= Holy Cross Church, Pavoor =

Building in India

The Holy Cross Church, Pavoor, Kasaragod district, Kerala is a Roman Catholic Church (Latin Rite) and the only place in the world where a range of Catholic Church Services are conducted in Tulu.

==Unique identity==

The Holy Cross Church is in Kerala, Kasargod Deanery, and with about a dozen churches, it comes under Catholic Diocese of Mangalore. It falls in Tulu Nadu, a region on the south-western coast of India, where the majority speakers speak the Tulu language. It consists of the Dakshina Kannada and Udupi districts of Karnataka, and the northern parts of the Kasargod district up to the Chandragiri river in Kerala. The Chandragiri river is traditionally considered to be a boundary between Tulu Nadu and Kerala. Because Tulu speaking kings ruled over the area like Kanyakumari ruled over by Malayali kings.

Whereas in other the churches in the Diocese of Mangalore the services are conducted in Konkani, English and Malayalam, the main Holy Mass at Pavoor Church at 7:30 am (IST) on Sundays, is in Tulu. The service at 11 am, mainly for children, is in a cocktail of languages.

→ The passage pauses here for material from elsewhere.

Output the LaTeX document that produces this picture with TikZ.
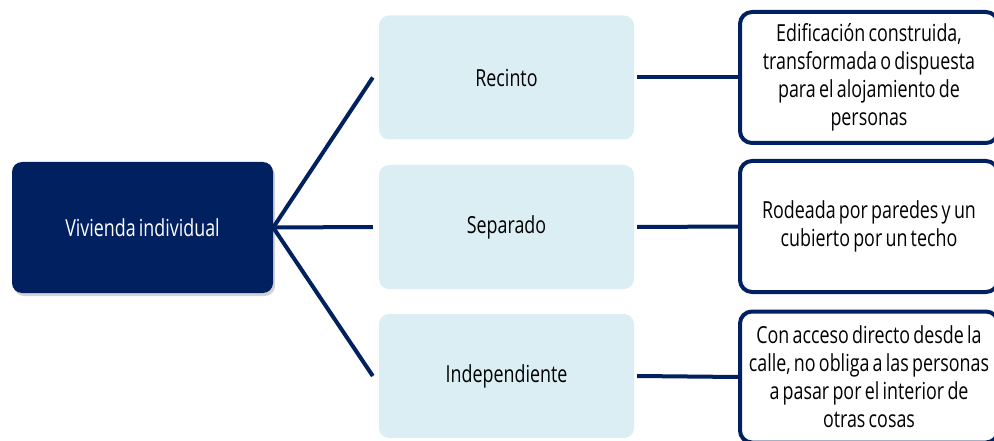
\documentclass[tikz,border=0pt]{standalone}
\usepackage{fontspec}
\setmainfont{Open Sans}[FakeStretch=0.76,WordSpace=0.7]
\usepackage{tikz}
\usetikzlibrary{shadows}

\definecolor{navy}{HTML}{002060}
\definecolor{paleblue}{HTML}{DAEEF3}

\tikzset{
  mainbox/.style={fill=navy, rounded corners=10pt, minimum width=261pt, minimum height=131pt,
    text=white, drop shadow={shadow xshift=2pt, shadow yshift=-3pt, opacity=0.35}},
  typebox/.style={fill=paleblue, rounded corners=10pt, minimum width=255pt, minimum height=124pt},
  defbox/.style={draw=navy, line width=4pt, fill=white, rounded corners=12pt, minimum width=258pt,
    minimum height=131pt, inner xsep=1pt, align=center},
  link/.style={draw=navy, line width=4pt}
}

\begin{document}
\begin{tikzpicture}[x=1pt,y=-1pt,font=\fontsize{23.5}{28}\selectfont]
	\useasboundingbox (0,0) rectangle (994,441);

	\node[mainbox] (vivienda) at (142.5,227.5) {Vivienda individual};

	\node[typebox] (recinto) at (506.5,77.5) {Recinto};
	\node[typebox] (separado) at (506.5,227) {Separado};
	\node[typebox] (indep) at (506.5,376) {Independiente};

	\node[defbox] (defrecinto) at (869,77.5) {Edificación construida,\\transformada o dispuesta\\para el alojamiento de\\personas};
	\node[defbox] (defseparado) at (869,226.5) {Rodeada por paredes y un\\cubierto por un techo};
	\node[defbox] (defindep) at (869,377) {Con acceso directo desde la\\calle, no obliga a las personas\\a pasar por el interior de\\otras cosas};

	% ramas
	\foreach \t in {recinto,separado,indep}
		\draw[link] (vivienda.east) -- ([xshift=-6pt]\t.west);
	\foreach \t/\d in {recinto/defrecinto,separado/defseparado,indep/defindep}
		\draw[link] ([xshift=3pt]\t.east) -- (\d.west);
\end{tikzpicture}
\end{document}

On the first Sunday of the month the service is in Konkani, on the second Sunday in Tulu and on the third and fourth Sundays in Kannada. At the main morning service, the hymns are sung in Tulu, prayers are recited in Tulu and the sermon is preached in Tulu.

==History==

There is a book of prayers in Tulu titled Dyanada Book (lit. book of knowledge). There is also a hymn book titled Bhakti Gitolu (lit. Prayer hyms).

Tulu in this church is not a modern inculturation transplant. The credit for introducing Tulu at Pavoor Church goes to an Italian Jesuit priest who came to Mangalore in 1897. Fr Alexander Camissa, born in 1868 in Italy, spent one year at Suratkal, Mangalore taluk learning Tulu. He continued his Tulu studies at Jeppu Seminary where he was a teacher. While there, he came across persons belonging to a nomadic tribe who made a miserable living weaving baskets and doing odd jobs for a pittance.

When Fr Alexander started the Pavoor Mission in 1913, it was a barren landscape. He obtained 300 acre of land from the government and settled them there. For the first time they had land of their own to settle down and give up their nomadic life.

Thus, the Tulu language services were initiated because the original settlers of Pavoor parish were illiterate, knowing neither Kannada nor Konkani, the dominant church service languages in the region. Even today the original settlers constitute about 95% of the 110 families in the parish, the rest 10 being Konkanis. But, today the settlers are better educated and economically advanced.